Your task is to repeat the lines from the line with "Emit a Python" to the line with "import plotly.graph_objects as go", both ends included, and nothing else. Pictures stay out of the copy.

[A block of data]
··········
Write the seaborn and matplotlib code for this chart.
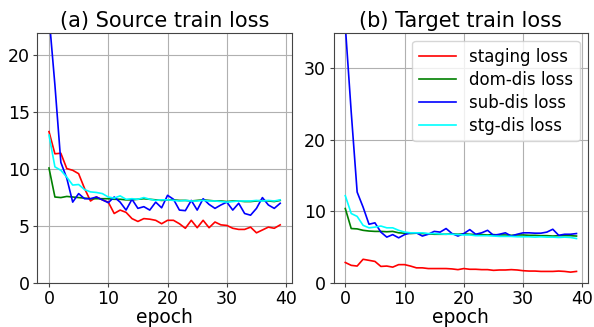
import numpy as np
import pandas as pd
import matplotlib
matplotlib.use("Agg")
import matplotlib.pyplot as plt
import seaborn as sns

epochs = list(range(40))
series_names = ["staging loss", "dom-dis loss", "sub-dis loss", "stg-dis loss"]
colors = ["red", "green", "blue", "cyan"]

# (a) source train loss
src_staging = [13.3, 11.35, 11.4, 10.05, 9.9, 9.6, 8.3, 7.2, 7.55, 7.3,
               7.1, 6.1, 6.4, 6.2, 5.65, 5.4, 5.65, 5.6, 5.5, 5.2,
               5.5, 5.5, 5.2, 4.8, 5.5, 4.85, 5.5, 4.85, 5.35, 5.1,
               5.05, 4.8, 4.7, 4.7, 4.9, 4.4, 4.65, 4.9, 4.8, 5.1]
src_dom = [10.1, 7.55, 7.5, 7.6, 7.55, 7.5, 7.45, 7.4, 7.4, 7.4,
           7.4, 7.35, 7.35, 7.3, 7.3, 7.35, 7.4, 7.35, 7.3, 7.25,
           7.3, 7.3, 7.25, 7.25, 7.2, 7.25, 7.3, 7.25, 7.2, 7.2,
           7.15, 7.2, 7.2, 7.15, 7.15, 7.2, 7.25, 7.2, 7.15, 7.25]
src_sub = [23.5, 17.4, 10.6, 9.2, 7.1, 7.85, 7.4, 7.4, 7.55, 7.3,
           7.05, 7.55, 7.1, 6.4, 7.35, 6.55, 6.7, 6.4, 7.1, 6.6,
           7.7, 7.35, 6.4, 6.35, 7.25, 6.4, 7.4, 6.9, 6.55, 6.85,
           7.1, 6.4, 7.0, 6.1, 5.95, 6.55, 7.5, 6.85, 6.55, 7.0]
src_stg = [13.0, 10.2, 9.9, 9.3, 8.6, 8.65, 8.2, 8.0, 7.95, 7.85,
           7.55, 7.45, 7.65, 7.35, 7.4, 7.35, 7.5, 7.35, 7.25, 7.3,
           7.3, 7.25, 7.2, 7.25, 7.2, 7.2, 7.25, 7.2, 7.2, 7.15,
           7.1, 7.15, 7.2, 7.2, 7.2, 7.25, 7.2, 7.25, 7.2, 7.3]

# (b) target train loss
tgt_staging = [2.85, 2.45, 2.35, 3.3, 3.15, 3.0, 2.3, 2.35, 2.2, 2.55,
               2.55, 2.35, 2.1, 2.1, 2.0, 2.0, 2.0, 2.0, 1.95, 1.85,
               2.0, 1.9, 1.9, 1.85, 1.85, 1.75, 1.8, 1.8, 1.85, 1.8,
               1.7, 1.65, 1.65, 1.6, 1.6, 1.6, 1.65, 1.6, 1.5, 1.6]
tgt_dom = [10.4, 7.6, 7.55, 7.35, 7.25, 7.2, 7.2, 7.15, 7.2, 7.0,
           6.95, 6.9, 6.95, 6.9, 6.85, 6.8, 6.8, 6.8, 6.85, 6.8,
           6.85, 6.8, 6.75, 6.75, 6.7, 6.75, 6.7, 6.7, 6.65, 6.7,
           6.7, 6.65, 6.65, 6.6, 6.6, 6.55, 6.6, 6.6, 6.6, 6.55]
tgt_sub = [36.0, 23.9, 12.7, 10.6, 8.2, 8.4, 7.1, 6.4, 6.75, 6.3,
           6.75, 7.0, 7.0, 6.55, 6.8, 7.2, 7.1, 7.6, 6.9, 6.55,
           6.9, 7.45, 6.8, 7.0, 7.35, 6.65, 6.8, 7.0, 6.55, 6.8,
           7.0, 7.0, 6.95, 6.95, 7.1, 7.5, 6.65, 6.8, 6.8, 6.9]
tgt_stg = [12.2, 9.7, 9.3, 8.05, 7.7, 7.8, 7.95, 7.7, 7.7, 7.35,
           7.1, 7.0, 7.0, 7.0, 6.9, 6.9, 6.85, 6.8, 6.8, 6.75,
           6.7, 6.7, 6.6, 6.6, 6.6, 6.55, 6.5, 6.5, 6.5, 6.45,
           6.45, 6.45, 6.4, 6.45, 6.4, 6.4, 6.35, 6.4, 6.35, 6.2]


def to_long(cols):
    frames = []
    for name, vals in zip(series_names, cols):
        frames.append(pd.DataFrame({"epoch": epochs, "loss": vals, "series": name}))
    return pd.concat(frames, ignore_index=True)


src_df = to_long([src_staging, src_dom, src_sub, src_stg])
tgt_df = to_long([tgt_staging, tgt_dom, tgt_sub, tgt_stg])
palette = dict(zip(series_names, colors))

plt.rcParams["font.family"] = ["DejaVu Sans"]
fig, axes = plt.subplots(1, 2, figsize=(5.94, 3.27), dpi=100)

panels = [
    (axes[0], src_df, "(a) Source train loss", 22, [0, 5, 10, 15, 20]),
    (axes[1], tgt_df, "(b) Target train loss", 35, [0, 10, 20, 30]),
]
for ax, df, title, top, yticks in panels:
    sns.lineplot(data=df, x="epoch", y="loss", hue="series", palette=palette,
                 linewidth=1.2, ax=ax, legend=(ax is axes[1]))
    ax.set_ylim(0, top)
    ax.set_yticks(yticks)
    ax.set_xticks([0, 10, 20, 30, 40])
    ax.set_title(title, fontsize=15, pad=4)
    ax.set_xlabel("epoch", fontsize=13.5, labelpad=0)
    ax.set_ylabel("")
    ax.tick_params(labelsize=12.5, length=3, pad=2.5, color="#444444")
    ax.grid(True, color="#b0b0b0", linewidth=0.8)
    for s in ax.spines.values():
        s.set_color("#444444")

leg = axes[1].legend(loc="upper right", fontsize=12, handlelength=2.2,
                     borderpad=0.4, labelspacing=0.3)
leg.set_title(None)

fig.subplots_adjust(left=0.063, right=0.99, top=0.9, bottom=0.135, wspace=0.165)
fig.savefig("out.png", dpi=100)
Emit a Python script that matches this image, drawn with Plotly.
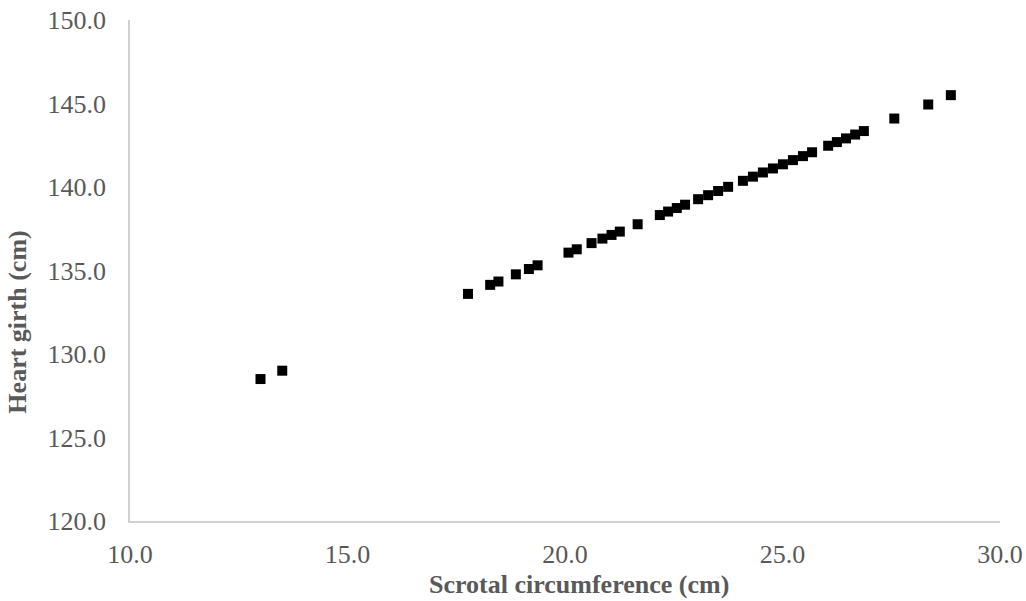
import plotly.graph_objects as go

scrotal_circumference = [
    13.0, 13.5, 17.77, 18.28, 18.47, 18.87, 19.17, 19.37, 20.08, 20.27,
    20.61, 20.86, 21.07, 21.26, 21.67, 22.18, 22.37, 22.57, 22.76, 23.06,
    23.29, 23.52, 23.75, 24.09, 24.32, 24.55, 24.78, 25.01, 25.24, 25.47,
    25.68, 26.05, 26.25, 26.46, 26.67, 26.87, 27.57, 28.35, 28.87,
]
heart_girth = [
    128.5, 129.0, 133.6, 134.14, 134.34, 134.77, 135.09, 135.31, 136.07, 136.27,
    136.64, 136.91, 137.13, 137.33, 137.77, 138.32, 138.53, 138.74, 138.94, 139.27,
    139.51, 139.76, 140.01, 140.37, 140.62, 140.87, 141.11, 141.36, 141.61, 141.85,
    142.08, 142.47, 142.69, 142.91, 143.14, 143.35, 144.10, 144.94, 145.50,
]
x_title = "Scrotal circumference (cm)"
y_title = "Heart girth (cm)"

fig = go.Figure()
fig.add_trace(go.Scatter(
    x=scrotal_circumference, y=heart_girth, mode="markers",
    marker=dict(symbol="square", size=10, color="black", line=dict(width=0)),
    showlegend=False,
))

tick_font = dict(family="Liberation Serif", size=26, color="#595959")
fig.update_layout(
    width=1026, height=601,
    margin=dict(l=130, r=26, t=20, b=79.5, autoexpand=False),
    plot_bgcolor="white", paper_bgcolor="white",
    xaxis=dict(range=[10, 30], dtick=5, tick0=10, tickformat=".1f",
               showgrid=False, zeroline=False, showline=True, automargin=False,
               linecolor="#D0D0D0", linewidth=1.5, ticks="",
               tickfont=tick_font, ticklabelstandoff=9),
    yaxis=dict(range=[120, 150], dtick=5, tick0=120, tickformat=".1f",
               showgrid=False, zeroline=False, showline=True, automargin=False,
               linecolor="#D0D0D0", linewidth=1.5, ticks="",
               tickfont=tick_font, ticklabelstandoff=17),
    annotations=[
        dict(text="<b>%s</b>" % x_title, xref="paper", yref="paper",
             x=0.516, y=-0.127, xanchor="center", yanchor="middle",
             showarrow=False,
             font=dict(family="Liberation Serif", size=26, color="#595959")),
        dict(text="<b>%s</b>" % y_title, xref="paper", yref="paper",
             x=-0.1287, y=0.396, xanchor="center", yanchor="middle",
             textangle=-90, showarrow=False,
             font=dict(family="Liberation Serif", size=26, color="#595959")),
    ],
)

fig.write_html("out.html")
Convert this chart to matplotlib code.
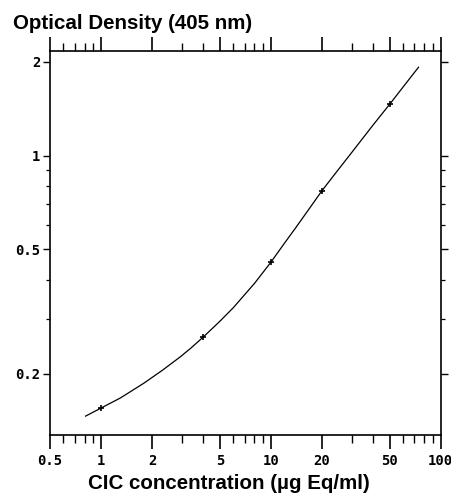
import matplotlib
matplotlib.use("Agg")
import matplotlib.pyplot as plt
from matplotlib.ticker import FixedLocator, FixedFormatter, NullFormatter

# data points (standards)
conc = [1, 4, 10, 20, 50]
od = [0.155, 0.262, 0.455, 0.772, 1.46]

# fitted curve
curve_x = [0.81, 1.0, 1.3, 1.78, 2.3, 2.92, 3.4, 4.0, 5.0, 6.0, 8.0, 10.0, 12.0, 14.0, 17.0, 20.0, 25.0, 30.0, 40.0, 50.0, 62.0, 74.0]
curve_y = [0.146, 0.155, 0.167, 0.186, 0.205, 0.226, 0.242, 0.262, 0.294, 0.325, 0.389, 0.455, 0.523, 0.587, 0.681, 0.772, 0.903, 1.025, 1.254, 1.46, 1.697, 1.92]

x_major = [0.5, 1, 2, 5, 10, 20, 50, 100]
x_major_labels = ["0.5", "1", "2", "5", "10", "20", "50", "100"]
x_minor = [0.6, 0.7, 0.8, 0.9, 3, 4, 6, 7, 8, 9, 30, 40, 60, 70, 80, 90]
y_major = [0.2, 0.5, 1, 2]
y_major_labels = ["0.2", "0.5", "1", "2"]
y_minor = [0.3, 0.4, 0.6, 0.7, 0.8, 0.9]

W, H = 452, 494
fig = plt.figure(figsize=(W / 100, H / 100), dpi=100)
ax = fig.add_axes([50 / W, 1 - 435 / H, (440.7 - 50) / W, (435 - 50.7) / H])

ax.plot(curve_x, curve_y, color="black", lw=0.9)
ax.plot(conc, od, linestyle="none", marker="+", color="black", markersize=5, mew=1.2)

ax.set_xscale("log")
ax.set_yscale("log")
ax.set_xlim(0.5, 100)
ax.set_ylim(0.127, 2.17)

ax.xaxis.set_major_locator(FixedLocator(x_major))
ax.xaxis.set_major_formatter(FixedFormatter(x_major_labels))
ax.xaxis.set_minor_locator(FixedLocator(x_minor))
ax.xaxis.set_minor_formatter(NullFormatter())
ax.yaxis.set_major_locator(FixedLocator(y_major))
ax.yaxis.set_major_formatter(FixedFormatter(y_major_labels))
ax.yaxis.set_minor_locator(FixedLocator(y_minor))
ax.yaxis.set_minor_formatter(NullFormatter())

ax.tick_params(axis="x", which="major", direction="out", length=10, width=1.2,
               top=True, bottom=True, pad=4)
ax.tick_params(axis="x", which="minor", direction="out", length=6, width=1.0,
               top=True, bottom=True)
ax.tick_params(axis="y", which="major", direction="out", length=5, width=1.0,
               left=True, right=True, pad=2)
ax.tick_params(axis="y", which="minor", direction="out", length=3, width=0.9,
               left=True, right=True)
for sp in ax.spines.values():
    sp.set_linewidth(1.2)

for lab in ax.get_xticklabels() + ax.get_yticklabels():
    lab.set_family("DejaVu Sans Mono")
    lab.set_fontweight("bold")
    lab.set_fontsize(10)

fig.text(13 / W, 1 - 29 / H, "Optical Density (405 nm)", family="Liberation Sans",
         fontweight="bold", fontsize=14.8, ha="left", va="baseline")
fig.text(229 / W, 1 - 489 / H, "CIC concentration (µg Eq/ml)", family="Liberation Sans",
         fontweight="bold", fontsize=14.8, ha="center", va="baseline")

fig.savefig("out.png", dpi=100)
··········
## Reply to the task
Emit a Python script that matches this image, drawn with Plotly.
import plotly.graph_objects as go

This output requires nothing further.